### [YOUR INSTRUCTIONS]
Only the lines between the line holding "Reproduce this diagram with TikZ." and the line holding "(0,0) rectangle (1063,507);", both of those included, should be copied exactly; drop the pictures.
[START OF SUPPLIED RECORDS]
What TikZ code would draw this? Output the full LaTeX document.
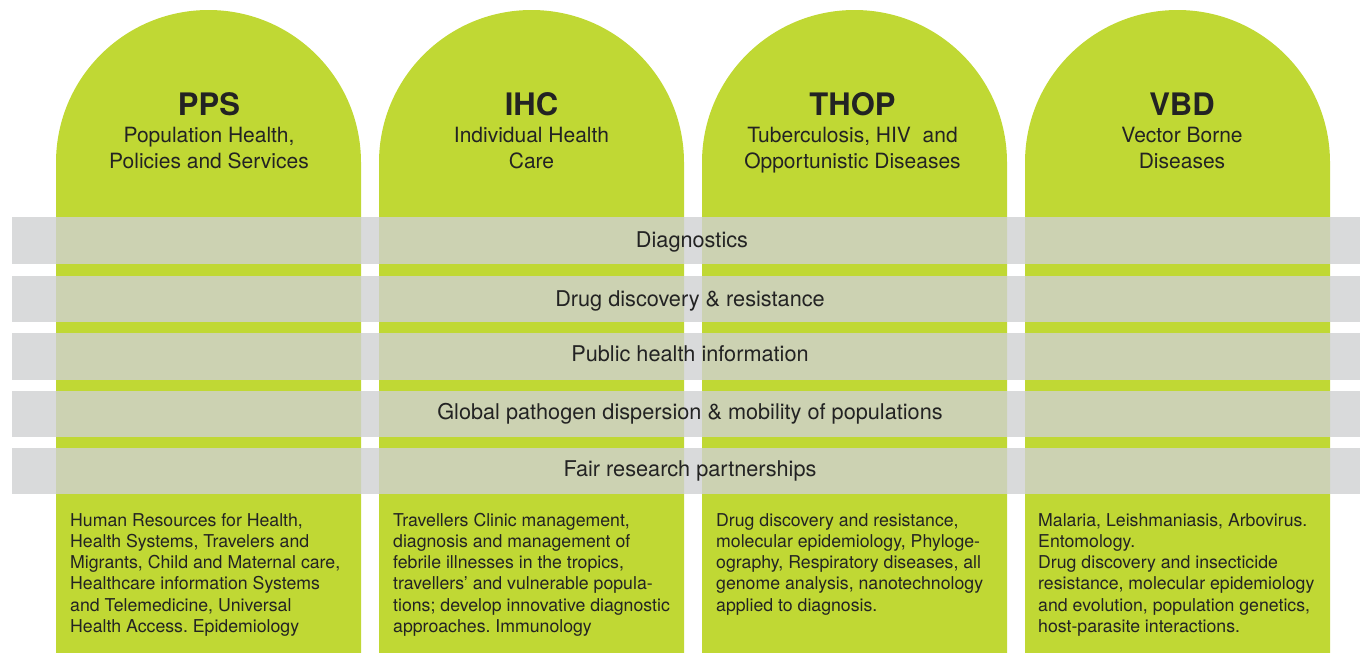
\documentclass[tikz,border=0pt]{standalone}
\usepackage{fontspec}
\setmainfont{TeX Gyre Heros}
\usetikzlibrary{positioning}
\frenchspacing
\definecolor{lime}{RGB}{192,216,52}
\definecolor{bandgrey}{RGB}{208,209,210}
\definecolor{inkgrey}{RGB}{35,35,35}
\tikzset{
  pillar/.style={fill=lime},
  band/.style={fill=bandgrey,fill opacity=0.8},
  ttl/.style={anchor=base,inner sep=0pt,text=inkgrey,font=\fontsize{31}{33}\selectfont\bfseries},
  sub/.style={anchor=base,inner sep=0pt,text=inkgrey,align=center,font=\fontsize{21}{26}\selectfont},
  bandlab/.style={anchor=base,inner sep=0pt,text=inkgrey,font=\fontsize{21.7}{24}\selectfont},
  body/.style={anchor=base west,inner sep=0pt,text=inkgrey,align=left,font=\fontsize{17.7}{21.3}\selectfont}
}
\begin{document}
\begin{tikzpicture}[x=1pt,y=-1pt]
  \useasboundingbox (0,0) rectangle (1360,653);
  % pillars
  \fill[pillar] (56,653) -- (56,162.5) arc[start angle=180,end angle=360,radius=152.5] -- (361,653) -- cycle;
  \fill[pillar] (379,653) -- (379,162.5) arc[start angle=180,end angle=360,radius=152.5] -- (684,653) -- cycle;
  \fill[pillar] (702,653) -- (702,162.5) arc[start angle=180,end angle=360,radius=152.5] -- (1007,653) -- cycle;
  \fill[pillar] (1025,653) -- (1025,162.5) arc[start angle=180,end angle=360,radius=152.5] -- (1330,653) -- cycle;
  % headings (base = last line)
  \node[ttl] (pps) at (209,115) {PPS};
  \node[sub] (ppssub) at (209,168) {Population Health,\\Policies and Services};
  \node[ttl] (ihc) at (531.5,115) {IHC};
  \node[sub] (ihcsub) at (531.5,168) {Individual Health\\Care};
  \node[ttl] (thop) at (852.5,115) {THOP};
  \node[sub] (thopsub) at (852.5,168) {Tuberculosis, HIV\ \ and\\Opportunistic Diseases};
  \node[ttl] (vbd) at (1182,115) {VBD};
  \node[sub] (vbdsub) at (1182,168) {Vector Borne\\Diseases};
  % cross-cutting bands
  \fill[band] (12,217) rectangle (1360,264);
  \fill[band] (12,275.5) rectangle (1360,322);
  \fill[band] (12,333) rectangle (1360,379.5);
  \fill[band] (12,390.5) rectangle (1360,437);
  \fill[band] (12,447.5) rectangle (1360,494);
  \node[bandlab] (diag) at (692,247) {Diagnostics};
  \node[bandlab] (drug) at (690,306) {Drug discovery \& resistance};
  \node[bandlab] (info) at (690,361) {Public health information};
  \node[bandlab] (glob) at (690,419) {Global pathogen dispersion \& mobility of populations};
  \node[bandlab] (fair) at (690,476) {Fair research partnerships};
  % topics
  \node[body] (ppstxt) at (70,632.5) {Human Resources for Health,\\Health Systems, Travelers and\\Migrants, Child and Maternal care,\\Healthcare information Systems\\and Telemedicine, Universal\\Health Access. Epidemiology};
  \node[body] (ihctxt) at (393,632.5) {Travellers Clinic management,\\diagnosis and management of\\febrile illnesses in the tropics,\\travellers’ and vulnerable popula-\\tions; develop innovative diagnostic\\approaches. Immunology};
  \node[body] (thoptxt) at (716,611.2) {Drug discovery and resistance,\\molecular epidemiology, Phyloge-\\ography, Respiratory diseases, all\\genome analysis, nanotechnology\\applied to diagnosis.};
  \node[body] (vbdtxt) at (1038,632.5) {Malaria, Leishmaniasis, Arbovirus.\\Entomology.\\Drug discovery and insecticide\\resistance, molecular epidemiology\\and evolution, population genetics,\\host-parasite interactions.};
\end{tikzpicture}
\end{document}
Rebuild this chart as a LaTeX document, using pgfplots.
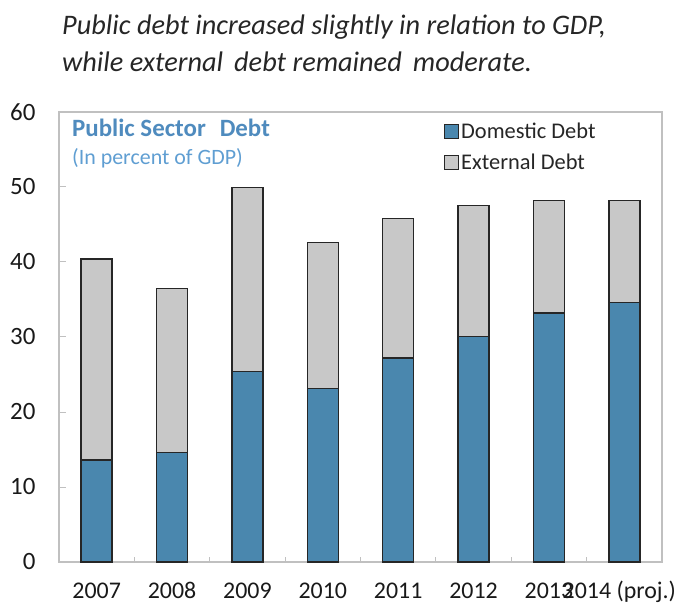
\documentclass[border=0pt]{standalone}
\usepackage{fontspec}
\setmainfont{Carlito}
\usepackage{pgfplots}
\pgfplotsset{compat=1.18}
\definecolor{dom}{RGB}{74,135,174}
\definecolor{ext}{RGB}{200,200,200}
\definecolor{framec}{RGB}{192,192,192}
\definecolor{ttl}{RGB}{79,139,190}
\definecolor{sub}{RGB}{95,158,210}
\begin{document}
\begin{tikzpicture}
\begin{axis}[
  scale only axis, width=603bp, height=450bp,
  ybar stacked, bar width=31bp,
  xmin=-0.5, xmax=7.5, ymin=0, ymax=60,
  xtick={0,1,2,3,4,5,6,7},
  xticklabels={2007,2008,2009,2010,2011,2012,2013,\hspace*{-10bp}2014 (proj.)},
  minor xtick={0.5,1.5,2.5,3.5,4.5,5.5,6.5},
  ytick={0,10,20,30,40,50,60},
  ytick pos=left, xtick pos=bottom,
  tick align=inside,
  major x tick style={draw=none},
  major tick length=7bp, minor tick length=5bp,
  tick style={color=framec, line width=1bp},
  axis line style={color=framec, line width=1.5bp},
  /pgf/number format/assume math mode=true,
  ticklabel style={text=black!90},
  yticklabel style={font=\fontsize{25}{27}\selectfont, xshift=-20bp},
  xticklabel style={font=\fontsize{24}{26}\selectfont, anchor=base, yshift=-36bp},
  legend style={at={(0.633,0.985)}, anchor=north west, draw=none, fill=none,
    font=\fontsize{22.5}{24}\selectfont, text=black!85, row sep=10bp,
    cells={anchor=west}},
  legend image code/.code={\draw[#1, line width=1.3bp, draw=black!85] (0bp,-7bp) rectangle (14bp,7bp);},
  every axis plot/.append style={draw=black!85, line width=1.4bp},
]
\addplot[fill=dom] coordinates {(0,13.6) (1,14.6) (2,25.4) (3,23.1) (4,27.2) (5,30.1) (6,33.2) (7,34.6)};
\addplot[fill=ext] coordinates {(0,26.8) (1,21.9) (2,24.5) (3,19.5) (4,18.6) (5,17.4) (6,15.0) (7,13.6)};
\legend{Domestic Debt, External Debt}
\node[anchor=base west, inner sep=0pt, text=ttl, font=\fontsize{25}{28}\selectfont\bfseries] at ([xshift=13bp,yshift=-25bp]rel axis cs:0,1) {Public Sector\,\, Debt};
\node[anchor=base west, inner sep=0pt, text=sub, font=\fontsize{22}{24}\selectfont] at ([xshift=13bp,yshift=-53bp]rel axis cs:0,1) {(In percent of GDP)};
\end{axis}
\node[anchor=base west, inner sep=0pt, font=\fontsize{28.4}{32}\selectfont\itshape, text=black!85] at ([xshift=3bp,yshift=77bp]current axis.north west) {Public debt increased slightly in relation to GDP,};
\node[anchor=base west, inner sep=0pt, font=\fontsize{28.4}{32}\selectfont\itshape, text=black!85] at ([xshift=3bp,yshift=40bp]current axis.north west) {while external\, debt remained\, moderate.};
\pgfresetboundingbox
\path ([xshift=-59bp,yshift=-43bp]current axis.south west) rectangle ([xshift=19bp,yshift=112bp]current axis.north east);
\end{tikzpicture}
\end{document}
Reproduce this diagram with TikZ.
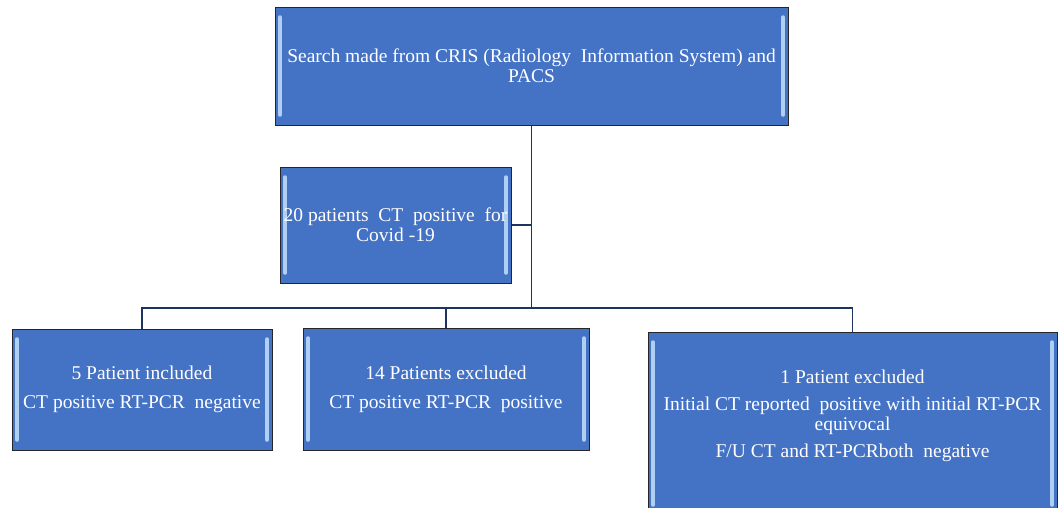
\documentclass[tikz,border=0pt]{standalone}
\usepackage{fontspec}
\setmainfont{Liberation Serif}
\usetikzlibrary{positioning,calc}
\definecolor{boxblue}{RGB}{68,114,196}
\definecolor{bevelblue}{RGB}{175,208,242}
\definecolor{linkblue}{RGB}{30,52,96}
\tikzset{
    bevel/.style={draw=bevelblue, line width=3.5pt, line cap=round},
    box/.style ={rectangle, draw=black!85, line width=1pt, fill=boxblue, inner sep=0pt,
        text=white, align=center, font=\rmfamily\fontsize{19.5}{20}\selectfont,
        path picture={
            \draw[bevel] ([xshift=5pt,yshift=-10pt]path picture bounding box.north west)
                -- ([xshift=5pt,yshift=10pt]path picture bounding box.south west);
            \draw[bevel] ([xshift=-5pt,yshift=-10pt]path picture bounding box.north east)
                -- ([xshift=-5pt,yshift=10pt]path picture bounding box.south east);
        }},
    txt/.style ={text=white, align=center, inner sep=0pt, font=\rmfamily\fontsize{19.5}{20}\selectfont},
    link/.style={draw=linkblue, line width=1.6pt}
}
\begin{document}
\begin{tikzpicture}[x=1pt,y=-1pt]
    \useasboundingbox[fill=white] (0,0) rectangle (1063,507);

    \node[box, minimum width=513, minimum height=118] (1) at (531.5,66)
        {Search made from CRIS (Radiology\ \ Information System) and\\PACS};
    \node[box, minimum width=231, minimum height=116] (2) at (395.5,225)
        {20 patients\ \ CT\ \ positive\ \ for\\Covid -19};
    \node[box, minimum width=260, minimum height=121] (3) at (142,389.5)
        {5 Patient included\\[9pt]CT positive RT-PCR\ \ negative};
    \node[box, minimum width=286, minimum height=122] (4) at (446,389)
        {14 Patients excluded\\[9pt]CT positive RT-PCR\ \ positive};
    \node[box, minimum width=409, minimum height=183] (5) at (852.5,423.5) {};
    \node[txt] (5t) at (852.5,416)
        {1 Patient excluded\\[7pt]Initial CT reported\ \ positive with initial RT-PCR\\equivocal\\[7pt]F/U CT and RT-PCRboth\ \ negative};

    % branching point below the search box
    \coordinate (6) at (1.south |- 0,308);

    \path[link] (1.south) -- (6);
    \path[link] (2.east) -- (2.east -| 6);
    \path[link] (6) -| (3.north);
    \path[link] (6) -| (4.north);
    \path[link] (6) -| (5.north);
\end{tikzpicture}
\end{document}
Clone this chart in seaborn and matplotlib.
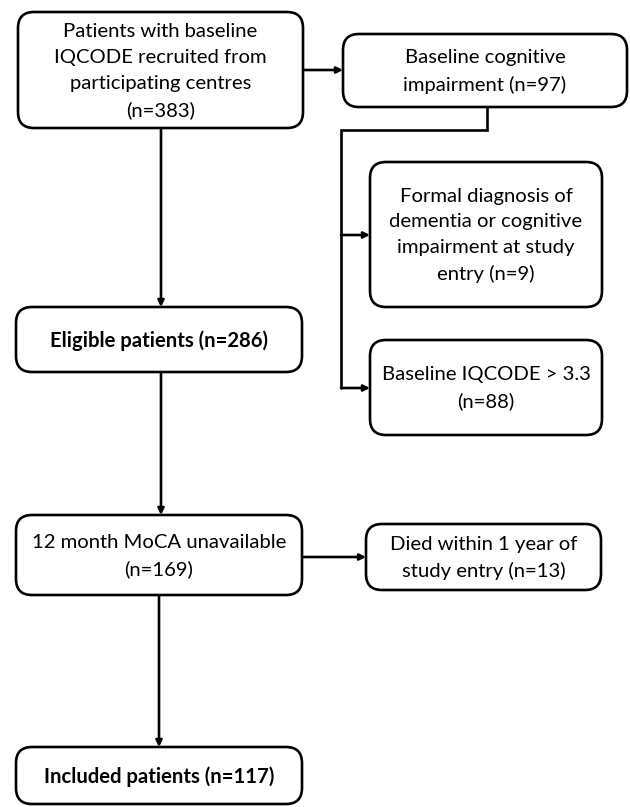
import matplotlib.pyplot as plt
import seaborn as sns
from matplotlib.patches import FancyBboxPatch

# Flow chart content
stages = ['recruited', 'cog_impair', 'formal_dx', 'iqcode', 'eligible', 'moca', 'died', 'included']
labels = [
    'Patients with baseline\nIQCODE recruited from\nparticipating centres\n(n={})',
    'Baseline cognitive\nimpairment (n={})',
    'Formal diagnosis of\ndementia or cognitive\nimpairment at study\nentry (n={})',
    'Baseline IQCODE > 3.3\n(n={})',
    'Eligible patients (n={})',
    '12 month MoCA unavailable\n(n={})',
    'Died within 1 year of\nstudy entry (n={})',
    'Included patients (n={})',
]
counts = [383, 97, 9, 88, 286, 169, 13, 117]
bold = [False, False, False, False, True, False, False, True]

# box geometry in pixels: left, top, right, bottom
boxes = {
    'recruited': (18, 12, 303, 128),
    'cog_impair': (343, 34, 627, 107),
    'formal_dx': (370, 162, 602, 307),
    'iqcode': (370, 340, 602, 435),
    'eligible': (16, 307, 302, 372),
    'moca': (16, 515, 302, 595),
    'died': (366, 524, 601, 590),
    'included': (16, 747, 302, 804),
}

sns.set_theme(style='white')
plt.rcParams['font.family'] = ['Lato', 'DejaVu Sans']

fig = plt.figure(figsize=(6.3, 8.07), dpi=100)
ax = fig.add_axes([0, 0, 1, 1])
ax.set_xlim(0, 630)
ax.set_ylim(807, 0)
ax.axis('off')

lw = 1.9
for key, lab, n, b in zip(stages, labels, counts, bold):
    x0, y0, x1, y1 = boxes[key]
    ax.add_patch(FancyBboxPatch((x0, y0), x1 - x0, y1 - y0,
                                boxstyle='round,pad=0,rounding_size=16',
                                fc='white', ec='black', lw=lw, zorder=2))
    ax.text((x0 + x1) / 2, (y0 + y1) / 2 + 1, lab.format(n), ha='center', va='center',
            fontsize=14.6, fontweight='bold' if b else 'normal', color='black',
            linespacing=1.62, zorder=3)

arrow_kw = dict(arrowstyle='-|>', color='black', lw=lw, mutation_scale=9,
                shrinkA=0, shrinkB=0)

def arrow(p0, p1):
    ax.annotate('', xy=p1, xytext=p0, arrowprops=arrow_kw, zorder=1)

# main vertical flow
arrow((161, 128), (161, 307))
arrow((161, 372), (161, 515))
arrow((159, 595), (159, 747))

# side branches
arrow((303, 70), (343, 70))
arrow((302, 557), (366, 557))

# exclusion split
ax.plot([487, 487, 341, 341], [107, 130, 130, 388], color='black', lw=lw, zorder=1,
        solid_joinstyle='miter')
arrow((341, 235), (370, 235))
arrow((341, 388), (370, 388))

fig.savefig('out.png', dpi=100, facecolor='white')
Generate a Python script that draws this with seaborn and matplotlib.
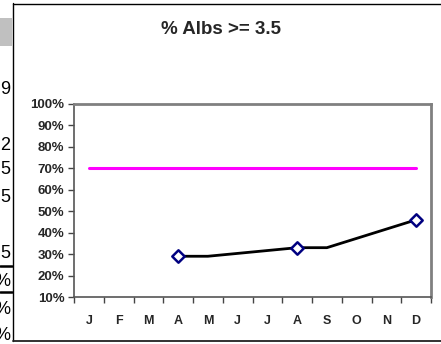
[END OF SUPPLIED RECORDS]
### [EXERCISE RESULT]
Reproduce this diagram with TikZ.
\documentclass[tikz,border=0pt]{standalone}
\usepackage{fontspec}
\setmainfont{Liberation Serif}
\usetikzlibrary{positioning,calc}
\definecolor{boxblue}{RGB}{68,114,196}
\definecolor{bevelblue}{RGB}{175,208,242}
\definecolor{linkblue}{RGB}{30,52,96}
\tikzset{
    bevel/.style={draw=bevelblue, line width=3.5pt, line cap=round},
    box/.style ={rectangle, draw=black!85, line width=1pt, fill=boxblue, inner sep=0pt,
        text=white, align=center, font=\rmfamily\fontsize{19.5}{20}\selectfont,
        path picture={
            \draw[bevel] ([xshift=5pt,yshift=-10pt]path picture bounding box.north west)
                -- ([xshift=5pt,yshift=10pt]path picture bounding box.south west);
            \draw[bevel] ([xshift=-5pt,yshift=-10pt]path picture bounding box.north east)
                -- ([xshift=-5pt,yshift=10pt]path picture bounding box.south east);
        }},
    txt/.style ={text=white, align=center, inner sep=0pt, font=\rmfamily\fontsize{19.5}{20}\selectfont},
    link/.style={draw=linkblue, line width=1.6pt}
}
\begin{document}
\begin{tikzpicture}[x=1pt,y=-1pt]
    \useasboundingbox[fill=white] (0,0) rectangle (1063,507);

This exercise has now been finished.